Gaziantep´te 3.319 Suriyeli üniversite eğitimi alıyor
Gaziantep Üniversitesi İletişim Fakültesi Gazetecilik Bölümü Başkanı Doç. Dr. Mesut Yücebaş, Mustafa Kemal Üniversitesi Gazetecilik Bölümü Başkanı Dr. Tülay Atay, Mustafa Kemal Üniversitesi öğretim üyesi Dr. İsa Kalaycı ve Gaziantep, Hatay, Şanlıurfa, Kilis, Kahramanmaraş´taki üniversitelerin öğretim üyeleri, sivil toplum kuruluşlarının yöneticileri ile kente bulunan Türkiye Gazeteciler Cemiyeti İskenderun Temsilciliğinin de katıldığı çalıştayda, Gaziantep Üniversitesinde yükseköğretim eğitimi alan Suriyeli öğrenci sayısının 3.139 olduğu belirtildi.
Üniversitelerin yüzde 50 yabancı kontenjanı getirebildiğini ifade eden Gaziantep Üniversitesi Uluslararası İlişkiler Ofisi sorumlusu İncetahtacı, Gaziantep Üniversitesinin uluslararasılaşmasının ODTÜ´ye uzandığını, kendilerinin de mühendislik, mimarlık, eczacılık gibi bölümlerde Arapça bölümler açtığını, Suriye´nin Cerablus, Afrin ve El Bab kenti yöresinde de bölüm açtıklarını belirtti.
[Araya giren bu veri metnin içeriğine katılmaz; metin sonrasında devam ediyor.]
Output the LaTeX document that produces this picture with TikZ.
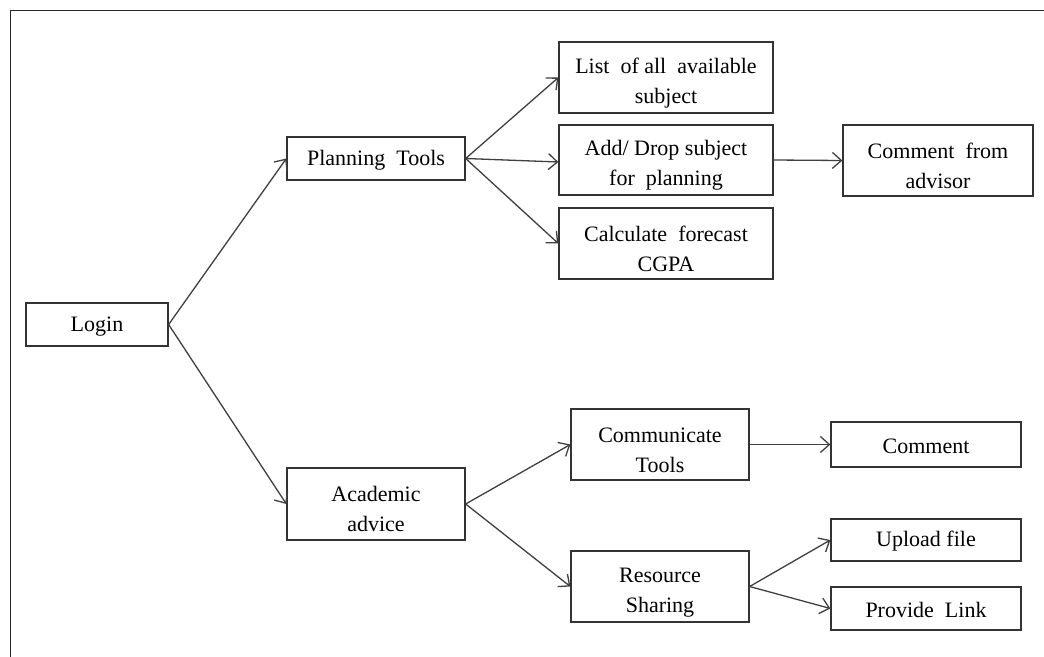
\documentclass[tikz,border=0pt]{standalone}
\usepackage{fontspec}
\setmainfont{Liberation Serif}
\usetikzlibrary{arrows.meta}
% struts that set the vertical position of one- and two-line labels
\newcommand\topstrut{\rule{0pt}{26pt}}
\newcommand\onestrut{\rule{0pt}{18.5pt}}
\begin{document}
\begin{tikzpicture}[x=1pt,y=-1pt,
  box/.style={draw=black!80, line width=1.3pt, rectangle, inner sep=0pt,
    align=center, font=\fontsize{22}{30}\selectfont, text=black},
  tallbox/.style={box, minimum height=71pt},
  link/.style={draw=black!75, line width=1.3pt,
    -{Straight Barb[length=9pt,width=16pt,line width=1.3pt]}}]
\useasboundingbox (0,0) rectangle (1044,656);
\fill[white] (0,0) rectangle (1044,656);
% page frame
\draw[black!85, line width=1.6pt] (10.5,10.5) rectangle (1060,680);

% boxes (centre, width, height)
\node[box, minimum width=142pt, minimum height=43pt] (login) at (97,324.5) {\onestrut Login};
\node[box, minimum width=178pt, minimum height=43pt] (plan) at (376,158.5) {\onestrut Planning\ \ Tools};
\node[tallbox, minimum width=178pt, minimum height=72pt] (acad) at (376,504) {\topstrut Academic\\advice};

\node[tallbox, minimum width=214pt] (list) at (666,77.5) {\topstrut List\ \ of all\ \ available\\subject};
\node[tallbox, minimum width=214pt, minimum height=70pt] (add) at (666,160) {\topstrut Add/\ Drop subject\\for\ \ planning};
\node[tallbox, minimum width=214pt] (calc) at (666,243.5) {\topstrut Calculate\ \ forecast\\CGPA};
\node[tallbox, minimum width=190pt] (advisor) at (938,160.5) {\topstrut Comment\ \ from\\advisor};

\node[tallbox, minimum width=178pt] (comm) at (660,444.5) {\topstrut Communicate\\Tools};
\node[tallbox, minimum width=178pt] (res) at (660,586.5) {\topstrut Resource\\Sharing};
\node[box, minimum width=190pt, minimum height=45pt] (cmt) at (926,444.5) {\onestrut Comment};
\node[box, minimum width=190pt, minimum height=42pt] (up) at (926,540) {\onestrut Upload file};
\node[box, minimum width=190pt, minimum height=43pt] (prov) at (926,608.5) {\onestrut Provide\ \ Link};

% connectors
\draw[link] (login.east) -- (plan.west);
\draw[link] (login.east) -- (acad.west);
\draw[link] (plan.east) -- (list.west);
\draw[link] (plan.east) -- ([yshift=-2pt]add.west);
\draw[link] (plan.east) -- (calc.west);
\draw[link] (add.east) -- (advisor.west);
\draw[link] (acad.east) -- (comm.west);
\draw[link] (acad.east) -- (res.west);
\draw[link] (comm.east) -- (cmt.west);
\draw[link] (res.east) -- (up.west);
\draw[link] (res.east) -- (prov.west);
\end{tikzpicture}
\end{document}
Gaziantep Üniversitesinde eğitim alan beş binden fazla yabancı öğrencinin çoğunun Suriyeli olduğunu anlatan İncetahtacı, 'Farkındalık yaratıcı ve öğrenciyi geliştirici, inisiyatif alıcı projeler üzerinde çalışıyoruz' dedi ve burslarda yaş ve transkript şartının olmaması gerektiğini, kişilerin durumuna göre esneklik sağlanmasına ihtiyaç olduğunu kaydetti.
Suriyeli Öğrencilerin yükseköğretime Entegrasyonu ve Toplumsal Uyumu Çalıştayında, katılımcıların oluşturduğu altı ayrı grup, Suriyeli öğrencilerin yükseköğretim ile öncesi ve sonrasında yaşadığı sorun ve çözümlerine ilişkin bir gün süren odak toplantı çalışmasında çıkan değerlendirmeleri katılımcılara sundu. Odak gruplarının yaptığı çalışmalarda, Suriyeli sığınmacılara yönelik tanımlamanın belirsizliği, ekonomi, dil eğitimi, temsil sorunu, kamuoyunda ´doğru diye bilinen yanlış´ların etkisi, mezuniyet sonrası vatandaş olamamanın getirdiği meslek odalarına üye olunamamasının yarattığı işsizlik, YÖS sistemi, AÖF´te eğitim alamama, üniversitelerde kontenjan kısıtlaması ve Türkçe hazırlık bölümlerinin olmamasını, yaşanan sorunlar arasında sıraladı.